Most of those people – a few of Dylan’s teachers, for example, not to mention many of his friends’ parents – have no idea that games as rich as Age of Empires or Ultima Online or Rome:Total War exist. As a result, when they do let their kids near a video game, they are stuck with rubbish like Super Smash Brothers because their tastes never evolve to anything more sophisticated. It’s a self-fulfilling prophecy.
To be sure, massive and complex games have their own risks as we we discovered when we almost lost Dylan inside Runescape a couple of years ago. Expecting a ten year old to have the social skills to interact with hundreds of other players in an imaginary world or to have the economic skills run a trading business or to have the leadership skills to coordinate a team of adventurers battling a ferocious monster…well, we just expected too much of him. But one day he will have those skills. One day he will run a lead a raiding party in an imaginary world or start a successful business in a virtual economy or devise a strategy to defeat the toughest of dragons. One day – but not yet. He has to prepare for that day.
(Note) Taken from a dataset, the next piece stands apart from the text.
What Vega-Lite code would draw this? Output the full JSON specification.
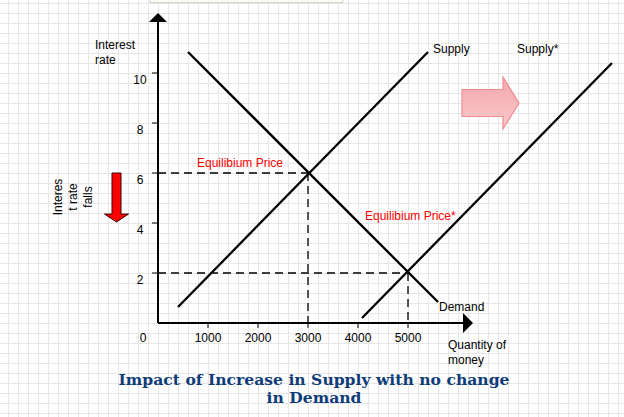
{
  "$schema": "https://vega.github.io/schema/vega-lite/v6.json",
  "width": 624,
  "height": 417,
  "padding": 0,
  "autosize": {"type": "none"},
  "background": "white",
  "config": {"view": {"stroke": null}, "text": {"font": "Liberation Sans", "fontSize": 12}},
  "encoding": {
    "x": {
      "field": "x", "type": "quantitative",
      "scale": {"domain": [-3160, 9320], "nice": false, "zero": false},
      "axis": {
        "grid": true, "labels": false, "ticks": false, "domain": false, "title": null,
        "gridColor": "#e6e6e6", "gridOpacity": 1, "gridWidth": 1,
        "values": [-3000,-2800,-2600,-2400,-2200,-2000,-1800,-1600,-1400,-1200,-1000,-800,-600,-400,-200,0,200,400,600,800,1000,1200,1400,1600,1800,2000,2200,2400,2600,2800,3000,3200,3400,3600,3800,4000,4200,4400,4600,4800,5000,5200,5400,5600,5800,6000,6200,6400,6600,6800,7000,7200,7400,7600,7800,8000,8200,8400,8600,8800,9000,9200]
      }
    },
    "y": {
      "field": "y", "type": "quantitative",
      "scale": {"domain": [-3.76, 12.92], "nice": false, "zero": false},
      "axis": {
        "grid": true, "labels": false, "ticks": false, "domain": false, "title": null,
        "gridColor": "#e6e6e6", "gridOpacity": 1, "gridWidth": 1,
        "values": [-3.6,-3.2,-2.8,-2.4,-2,-1.6,-1.2,-0.8,-0.4,0,0.4,0.8,1.2,1.6,2,2.4,2.8,3.2,3.6,4,4.4,4.8,5.2,5.6,6,6.4,6.8,7.2,7.6,8,8.4,8.8,9.2,9.6,10,10.4,10.8,11.2,11.6,12,12.4,12.8]
      }
    }
  },
  "layer": [
    {
      "data": {"values": [{"x": -160, "y": 13.5, "x2": 3700, "y2": 12.82}]},
      "mark": {"type": "rect", "fill": "#fcfcfb", "stroke": "#d6d1c4", "strokeWidth": 1},
      "encoding": {"x2": {"field": "x2"}, "y2": {"field": "y2"}}
    },
    {
      "data": {"values": [
        {"x": 0, "y": 6, "x2": 3000, "y2": 6},
        {"x": 3000, "y": 6, "x2": 3000, "y2": 0},
        {"x": 0, "y": 2, "x2": 5000, "y2": 2},
        {"x": 5000, "y": 2, "x2": 5000, "y2": 0}
      ]},
      "mark": {"type": "rule", "color": "#000000", "strokeWidth": 1.3, "strokeDash": [8, 5]},
      "encoding": {"x2": {"field": "x2"}, "y2": {"field": "y2"}}
    },
    {
      "data": {"values": [
        {"part": "y axis", "x": 0, "y": 0, "x2": 0, "y2": 12.1},
        {"part": "x axis", "x": 0, "y": 0, "x2": 6100, "y2": 0}
      ]},
      "mark": {"type": "rule", "color": "#000000", "strokeWidth": 2},
      "encoding": {"x2": {"field": "x2"}, "y2": {"field": "y2"}}
    },
    {
      "data": {"values": [
        {"x": -120, "y": 2, "x2": 0, "y2": 2},
        {"x": -120, "y": 4, "x2": 0, "y2": 4},
        {"x": -120, "y": 6, "x2": 0, "y2": 6},
        {"x": -120, "y": 8, "x2": 0, "y2": 8},
        {"x": -120, "y": 10, "x2": 0, "y2": 10},
        {"x": 1000, "y": 0, "x2": 1000, "y2": -0.2},
        {"x": 2000, "y": 0, "x2": 2000, "y2": -0.2},
        {"x": 3000, "y": 0, "x2": 3000, "y2": -0.2},
        {"x": 4000, "y": 0, "x2": 4000, "y2": -0.2},
        {"x": 5000, "y": 0, "x2": 5000, "y2": -0.2}
      ]},
      "mark": {"type": "rule", "color": "#000000", "strokeWidth": 1},
      "encoding": {"x2": {"field": "x2"}, "y2": {"field": "y2"}}
    },
    {
      "data": {"values": [
        {"series": "Demand", "x": 600, "y": 10.84, "x2": 5600, "y2": 0.84},
        {"series": "Supply", "x": 400, "y": 0.64, "x2": 5400, "y2": 10.84},
        {"series": "Supply*", "x": 4080, "y": 0.2, "x2": 9080, "y2": 10.4}
      ]},
      "mark": {"type": "rule", "color": "#000000", "strokeWidth": 2.3},
      "encoding": {"x2": {"field": "x2"}, "y2": {"field": "y2"}}
    },
    {
      "data": {"values": [{"x": 0, "y": 12.22}]},
      "mark": {"type": "point", "shape": "M0,-0.5L1,0.5L-1,0.5Z", "size": 324, "filled": true, "fill": "#000000", "strokeWidth": 0, "opacity": 1}
    },
    {
      "data": {"values": [{"x": 6200, "y": 0}]},
      "mark": {"type": "point", "shape": "M0.5,0L-0.5,1L-0.5,-1Z", "size": 400, "filled": true, "fill": "#000000", "strokeWidth": 0, "opacity": 1}
    },
    {
      "data": {"values": [{"x": -830, "y": 5.02}]},
      "mark": {"type": "point", "shape": "M-0.375,-2.04L0.375,-2.04L0.375,1.38L1,1.38L0,2.04L-1,1.38L-0.375,1.38Z", "size": 576, "filled": true, "fill": "#ff0000", "stroke": "#3a0000", "strokeWidth": 1, "opacity": 1}
    },
    {
      "data": {"values": [{"x": 6650, "y": 8.8}]},
      "mark": {"type": "point", "shape": "M-1.096,-0.52L0.481,-0.52L0.481,-1L1.096,0L0.481,1L0.481,0.52L-1.096,0.52Z", "size": 2704, "filled": true,
        "fill": {"gradient": "linear", "x1": 0, "y1": 0, "x2": 0, "y2": 1, "stops": [{"offset": 0, "color": "#f3a6aa"}, {"offset": 1, "color": "#f9cacc"}]},
        "stroke": "#f08a8f", "strokeWidth": 1.2, "opacity": 1}
    },
    {
      "data": {"values": [
        {"text": "Interest", "x": -1260, "y": 11.12},
        {"text": "rate", "x": -1260, "y": 10.54},
        {"text": "Supply", "x": 5500, "y": 10.96},
        {"text": "Supply*", "x": 7180, "y": 10.96},
        {"text": "Demand", "x": 5620, "y": 0.64},
        {"text": "Quantity of", "x": 5800, "y": -0.88},
        {"text": "money", "x": 5800, "y": -1.48}
      ]},
      "mark": {"type": "text", "align": "left", "baseline": "middle", "color": "#000000"},
      "encoding": {"text": {"field": "text"}}
    },
    {
      "data": {"values": [
        {"text": "10", "x": -360, "y": 9.74},
        {"text": "8", "x": -360, "y": 7.74},
        {"text": "6", "x": -360, "y": 5.74},
        {"text": "4", "x": -360, "y": 3.74},
        {"text": "2", "x": -360, "y": 1.74},
        {"text": "0", "x": -300, "y": -0.6},
        {"text": "1000", "x": 1000, "y": -0.6},
        {"text": "2000", "x": 2000, "y": -0.6},
        {"text": "3000", "x": 3000, "y": -0.6},
        {"text": "4000", "x": 4000, "y": -0.6},
        {"text": "5000", "x": 5000, "y": -0.6}
      ]},
      "mark": {"type": "text", "align": "center", "baseline": "middle", "color": "#000000"},
      "encoding": {"text": {"field": "text"}}
    },
    {
      "data": {"values": [
        {"text": "Equilibium Price", "x": 780, "y": 6.4},
        {"text": "Equilibium Price*", "x": 4140, "y": 4.28}
      ]},
      "mark": {"type": "text", "align": "left", "baseline": "middle", "color": "#ff0000"},
      "encoding": {"text": {"field": "text"}}
    },
    {
      "data": {"values": [
        {"text": "Interes", "x": -2000, "y": 5.04},
        {"text": "t rate", "x": -1700, "y": 5.04},
        {"text": "falls", "x": -1400, "y": 5.04}
      ]},
      "mark": {"type": "text", "align": "center", "baseline": "middle", "angle": 270, "color": "#000000"},
      "encoding": {"text": {"field": "text"}}
    },
    {
      "data": {"values": [
        {"text": "Impact of Increase in Supply with no change", "x": 3120, "y": -2.28},
        {"text": "in Demand", "x": 3120, "y": -3.0}
      ]},
      "mark": {"type": "text", "align": "center", "baseline": "middle", "font": "DejaVu Serif", "fontWeight": "bold", "fontSize": 15.6, "color": "#0d3c78"},
      "encoding": {"text": {"field": "text"}}
    }
  ]
}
Many parents are down on video games because they think of them as mostly just mindless button pushing. The opposite is true. The real danger is that the best video games are too sophisticated for an impressionable young mind to handle. Certainly more sophisticated than any TV show their parents ever sat in front of.
So, it’s nice to finally, after thirty-something years, start reading positive articles about video games in the mainstream press. Sure, most of the articles are still about the dangers of seeing someone’s pixelated bottom in Grand Theft Auto but that’s why the rare few positive articles like this one in the Wall Street Journal are such a pleasant change.
One the best articles I have read in a while, though, is this one at Huffinton Post entitled Why Your Kids Should Play More Video Games. Imagine being the mother who tries to prevent her teenage son from learning Shakespeare so that he can get ahead in a baseball game:
Last week my son raced past me on the stairs just as I was coming up to tell him, as usual, to turn off the TV.
“I gotta find out what was Shakespeare’s most popular comedy,” he called out, by way of explanation.
“Is this for homework?”
“No. My player is writing his exams. If he fails he’ll be cut from the team.”
and then tries to forbid him from studying for that exam. If you are smart you will imagine yourself saying, like she did:
His eyes dart to the screen. “Can I just finish writing my exam?”
I check my watch. “Dinner’s going to be a little while. Why don’t you play some more?”